Crown Hydro’s one-hour presentation at the April 15, 2009, Park Board meeting was underwhelming. There was nothing new presented. What is new is that we are hearing that Crown Hydro has hired another lobbyist to influence the commissioners who have been opposed to the Crown Hydro project. Those commissioners would be Board President Tom Nordyke and Commissioners Annie Young, Walt Dziedzic, Mary Merrill Anderson and Scott Vreeland, who all voted against Crown Hydro in 2007.

Commissioners Bob Fine and Jon Olson are supporters of Crown Hydro. Both voted for Crown Hydro twice–when it came before the Board in 2004 and again in 2007. Carol Kummer, who also voted for Crown Hydro twice, is its most outspoken and fervent supporter. In fact, she is so enthusiastic about Crown Hydro, it would be easy to mistake her for a Crown Hydro lobbyist.

To sum up, Crown Hydro has been before the MPRB twice and turned down twice.
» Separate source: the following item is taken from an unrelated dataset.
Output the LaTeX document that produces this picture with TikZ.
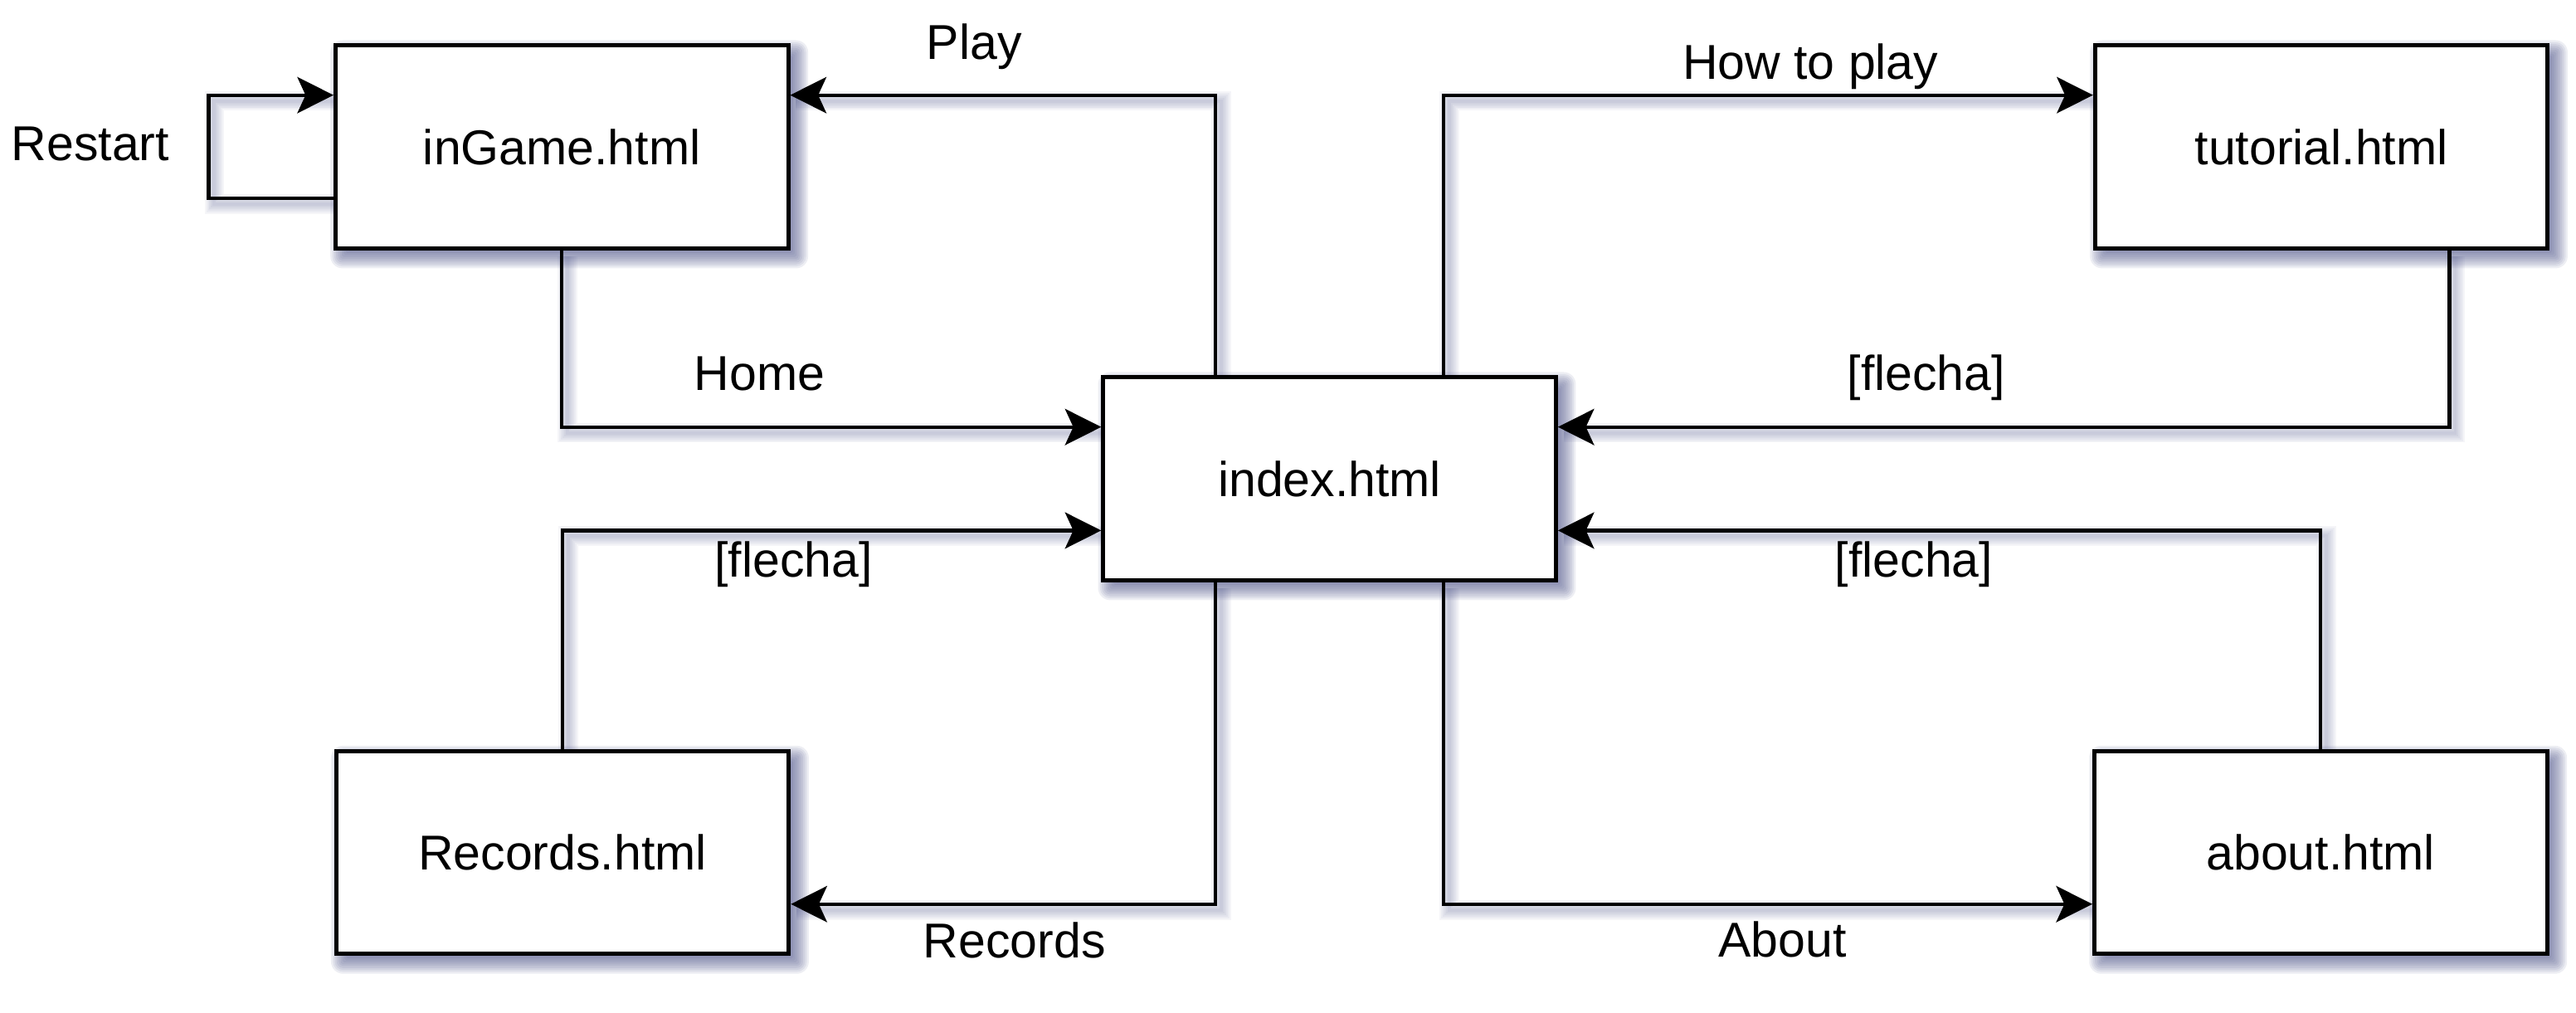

After two rejections by the MPRB, Crown Hydro’s unsuccessful lobbyists were replaced by a new set of lobbyists who spearheaded an attempt to circumvent the Park Board by going to the Legislature and lobbying for a bill which would have forced the Park Board to turn parkland over to Crown Hydro for its controversial project. This effort also failed when, after a March 3 legislative meeting with the Park Board and stakeholders, the Crown Hydro senate bill was withdrawn.

Organizations speaking against the Crown Hydro bill were the National Trust for Historic Preservation, the Minnesota Historical Society, the National Park Service, Friends of the Mississippi, League of Cities, the City of Minneapolis, the Preservation Alliance of Minnesota and the Friends of the Riverfront.

If this project were a project with unquestionable merit, it would have been approved the first time it came before the Board. But the problem is that it is not a project with unquestionable merit. It is a risky project which would harm natural, cultural and historic resources. According to Superintendent of the Mississippi National River and Recreation Area Paul Labovitz who spoke at the March 3 legislative hearing, hydropower is not green energy when it harms natural and cultural resources.

The historic and iconic St. Anthony Falls belong to all of us and it is important to protect and preserve them for future generations. That means retaining full ownership and control of both the priceless riverfront park and and also the riparian rights associated with that parkland.